Source code of charts
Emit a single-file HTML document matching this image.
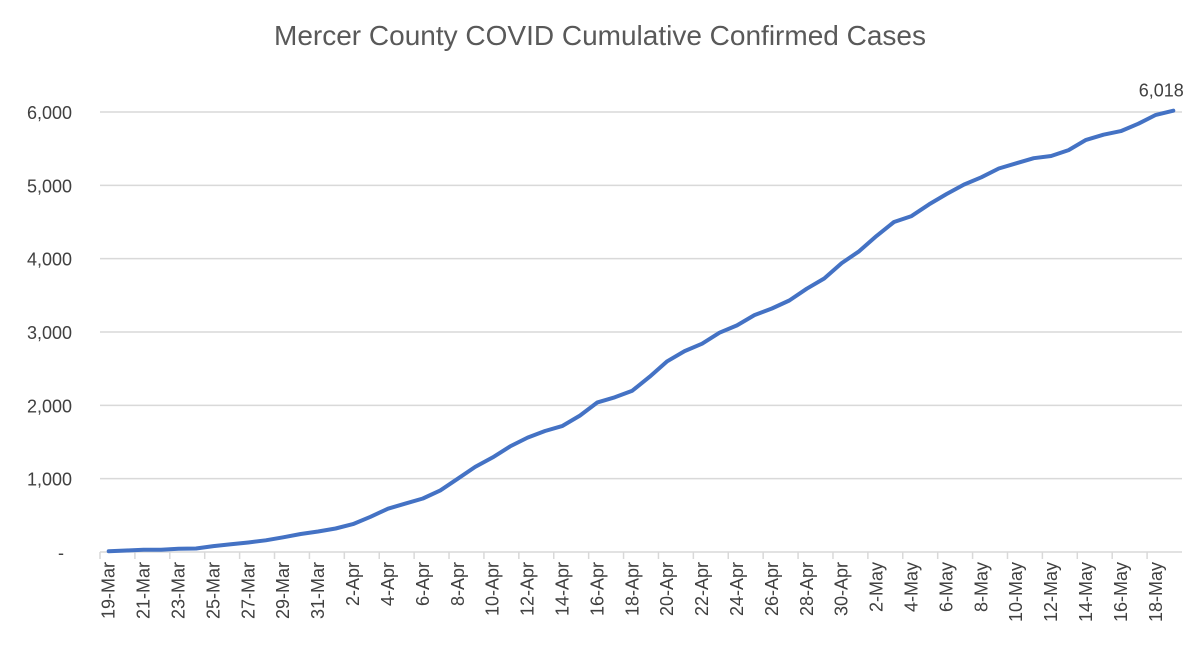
<!DOCTYPE html>
<html><head><meta charset="utf-8"><style>
body{margin:0;background:#fff;}
svg text{font-family:"Liberation Sans",sans-serif;}
</style></head><body>
<svg id="chart" width="1200" height="646" xmlns="http://www.w3.org/2000/svg">
<text x="600" y="45" text-anchor="middle" font-size="28" fill="#595959">Mercer County COVID Cumulative Confirmed Cases</text>
<g id="grid"></g><g id="xaxis"></g><g id="series"></g>
</svg>
<script>
const startDate = [2020, 2, 19];
const cases = [10,20,30,32,45,48,80,105,130,160,200,245,280,320,380,480,590,660,730,840,1000,1160,1290,1440,1560,1650,1720,1860,2040,2110,2200,2390,2600,2740,2840,2990,3090,3230,3320,3430,3590,3730,3940,4100,4310,4500,4580,4740,4880,5010,5110,5230,5300,5370,5400,5480,5620,5690,5740,5840,5960,6018];
const yTicks = [0,1000,2000,3000,4000,5000,6000];
const yTickLabels = ['-','1,000','2,000','3,000','4,000','5,000','6,000'];
const NS='http://www.w3.org/2000/svg';
const x0=100, x1=1182, yBase=552, yTop=112, yMax=6000;
const step=(x1-x0)/cases.length;
const xs=i=>x0+step*(i+0.5);
const ys=v=>yBase-(v/yMax)*(yBase-yTop);
function mk(tag,attrs,parent){const e=document.createElementNS(NS,tag);for(const k in attrs)e.setAttribute(k,attrs[k]);parent.appendChild(e);return e;}
const grid=document.getElementById('grid');
yTicks.forEach((t,i)=>{
  if(t>0){const l=mk('line',{x1:x0,x2:x1,y1:ys(t),y2:ys(t),stroke:'#d9d9d9','stroke-width':1.5},grid);
  
  }
  const tx=mk('text',{x:i===0?64:72,y:ys(t)+7,'text-anchor':'end','font-size':18,fill:'#404040'},grid);
  tx.textContent=yTickLabels[i];
  
  
});
const xa=document.getElementById('xaxis');
const ax=mk('line',{x1:x0,x2:x1,y1:yBase,y2:yBase,stroke:'#d9d9d9','stroke-width':1.5},xa);


const months=['Jan','Feb','Mar','Apr','May','Jun'];
for(let i=0;i<cases.length;i++){
  if(i%2===0){
    const tk=mk('line',{x1:x0+step*i,x2:x0+step*i,y1:yBase,y2:yBase+7,stroke:'#d9d9d9','stroke-width':1.5},xa);
    
    
    if(i<cases.length-1||true){
      const d=new Date(startDate[0],startDate[1],startDate[2]+i);
      const lbl=d.getDate()+'-'+months[d.getMonth()];
      const px=xs(i)+6, py=yBase+10;
      const tx=mk('text',{x:px,y:py,'text-anchor':'end','font-size':18,fill:'#404040',transform:`rotate(-90 ${px} ${py})`},xa);
      tx.textContent=lbl;
      
      
    }
  }
}
const s=document.getElementById('series');
const pts=cases.map((v,i)=>xs(i).toFixed(1)+','+ys(v).toFixed(1)).join(' ');
const pl=mk('polyline',{points:pts,fill:'none',stroke:'#4472c4','stroke-width':4,'stroke-linejoin':'round','stroke-linecap':'round'},s);


const last=cases.length-1;
const lab=mk('text',{x:xs(last)-12,y:ys(cases[last])-14,'text-anchor':'middle','font-size':18,fill:'#404040'},s);
lab.textContent=cases[last].toLocaleString('en-US');


</script>
</body></html>
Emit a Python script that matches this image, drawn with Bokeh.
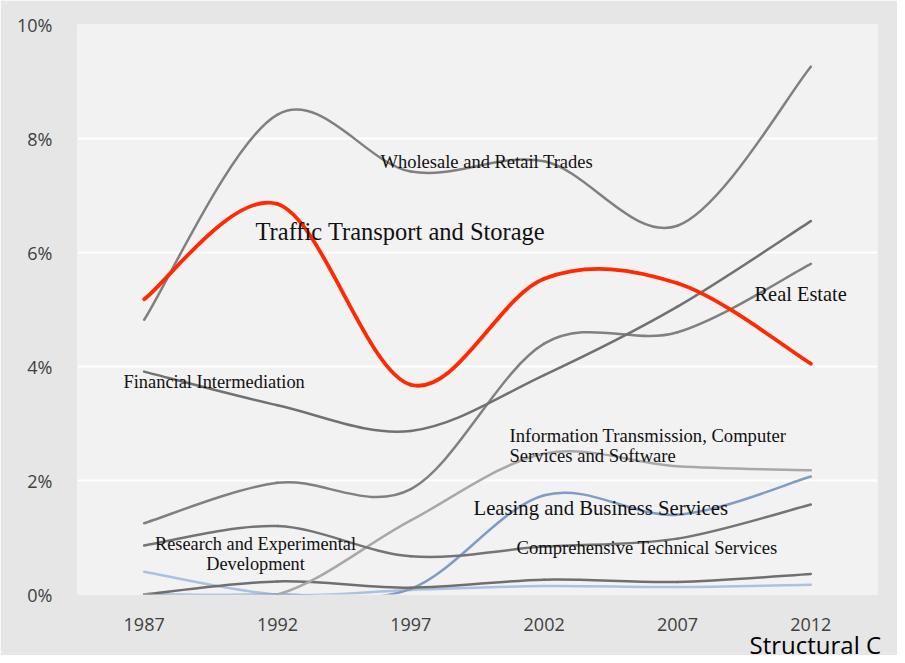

■ **PROBLEM STATEMENT**
Set down all the entries exactly as they appear, but skip any pictures.

■ **RESPONSE TO THIS EXERCISE**
Emit a single-file HTML document matching this image.
<!DOCTYPE html>
<html><head><meta charset="utf-8"><style>
body{margin:0;background:#fff;}
svg text{font-family:"Liberation Sans",sans-serif;}
</style></head><body>
<svg id="chart" width="1200" height="646" xmlns="http://www.w3.org/2000/svg">
<text x="600" y="45" text-anchor="middle" font-size="28" fill="#595959">Mercer County COVID Cumulative Confirmed Cases</text>
<g id="grid"></g><g id="xaxis"></g><g id="series"></g>
</svg>
<script>
const startDate = [2020, 2, 19];
const cases = [10,20,30,32,45,48,80,105,130,160,200,245,280,320,380,480,590,660,730,840,1000,1160,1290,1440,1560,1650,1720,1860,2040,2110,2200,2390,2600,2740,2840,2990,3090,3230,3320,3430,3590,3730,3940,4100,4310,4500,4580,4740,4880,5010,5110,5230,5300,5370,5400,5480,5620,5690,5740,5840,5960,6018];
const yTicks = [0,1000,2000,3000,4000,5000,6000];
const yTickLabels = ['-','1,000','2,000','3,000','4,000','5,000','6,000'];
const NS='http://www.w3.org/2000/svg';
const x0=100, x1=1182, yBase=552, yTop=112, yMax=6000;
const step=(x1-x0)/cases.length;
const xs=i=>x0+step*(i+0.5);
const ys=v=>yBase-(v/yMax)*(yBase-yTop);
function mk(tag,attrs,parent){const e=document.createElementNS(NS,tag);for(const k in attrs)e.setAttribute(k,attrs[k]);parent.appendChild(e);return e;}
const grid=document.getElementById('grid');
yTicks.forEach((t,i)=>{
  if(t>0){const l=mk('line',{x1:x0,x2:x1,y1:ys(t),y2:ys(t),stroke:'#d9d9d9','stroke-width':1.5},grid);
  
  }
  const tx=mk('text',{x:i===0?64:72,y:ys(t)+7,'text-anchor':'end','font-size':18,fill:'#404040'},grid);
  tx.textContent=yTickLabels[i];
  
  
});
const xa=document.getElementById('xaxis');
const ax=mk('line',{x1:x0,x2:x1,y1:yBase,y2:yBase,stroke:'#d9d9d9','stroke-width':1.5},xa);


const months=['Jan','Feb','Mar','Apr','May','Jun'];
for(let i=0;i<cases.length;i++){
  if(i%2===0){
    const tk=mk('line',{x1:x0+step*i,x2:x0+step*i,y1:yBase,y2:yBase+7,stroke:'#d9d9d9','stroke-width':1.5},xa);
    
    
    if(i<cases.length-1||true){
      const d=new Date(startDate[0],startDate[1],startDate[2]+i);
      const lbl=d.getDate()+'-'+months[d.getMonth()];
      const px=xs(i)+6, py=yBase+10;
      const tx=mk('text',{x:px,y:py,'text-anchor':'end','font-size':18,fill:'#404040',transform:`rotate(-90 ${px} ${py})`},xa);
      tx.textContent=lbl;
      
      
    }
  }
}
const s=document.getElementById('series');
const pts=cases.map((v,i)=>xs(i).toFixed(1)+','+ys(v).toFixed(1)).join(' ');
const pl=mk('polyline',{points:pts,fill:'none',stroke:'#4472c4','stroke-width':4,'stroke-linejoin':'round','stroke-linecap':'round'},s);


const last=cases.length-1;
const lab=mk('text',{x:xs(last)-12,y:ys(cases[last])-14,'text-anchor':'middle','font-size':18,fill:'#404040'},s);
lab.textContent=cases[last].toLocaleString('en-US');


</script>
</body></html>
Emit a Python script that matches this image, drawn with Bokeh.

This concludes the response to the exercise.